Por outro lado, como é consabido, o direito de acesso aos tribunais constitucionalmente consagrado (art.º 20º da Constituição da República Portuguesa) não implica, necessariamente, a garantia de um duplo grau de jurisdição, ou seja, do direito de recurso da decisão de um tribunal para um tribunal superior.
Contudo, excepcionalmente, há que ponderar a possibilidade de recurso da decisão do juiz de execução sobre a reclamação ou impugnação da decisão do agente de execução, fazendo uma interpretação restritiva da al. c) do nº 1 do art.º 723º do NCPC, na medida em que a irrecorribilidade absoluta possa colidir com a reserva de jurisdição ou com o direito a uma tutela jurisdicional efectiva.
Um desses casos é quando está em causa uma decisão que se pronuncie sobre a validade da venda.

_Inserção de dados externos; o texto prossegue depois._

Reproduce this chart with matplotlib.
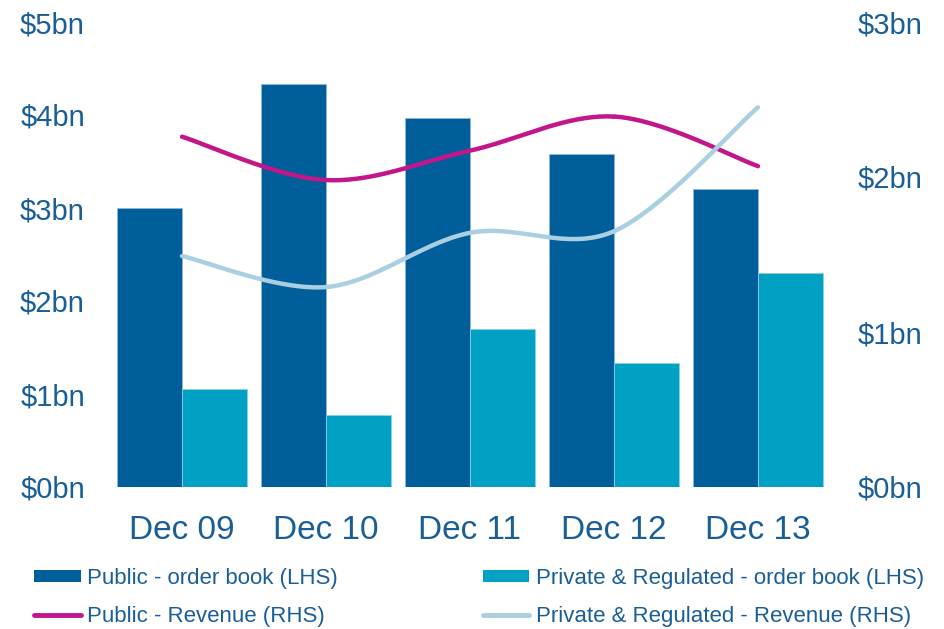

Não podemos esquecer que o próprio legislador previu expressamente no art.º 853º, nº 2 al. c), do NCPC a possibilidade de recurso de apelação nos termos gerais da decisão que se pronuncie sobre a anulação da venda.
Nestes termos, “[a] restrição efectuada pelo legislador de um único nível de controlo jurisdicional dos actos praticados pelo agente de execução justifica-se para aqueles casos em que estes actos não impliquem a apreciação de questões jurídicas (estas da competência última do juiz do processo) nem o dirimir de pretensões jurídicas opostas face ao título executivo.” (cfr. ac. da RC de 12.11.2024, processo nº 331/22.9T8ANS-B.C1, acessível in www.dgsi.pt).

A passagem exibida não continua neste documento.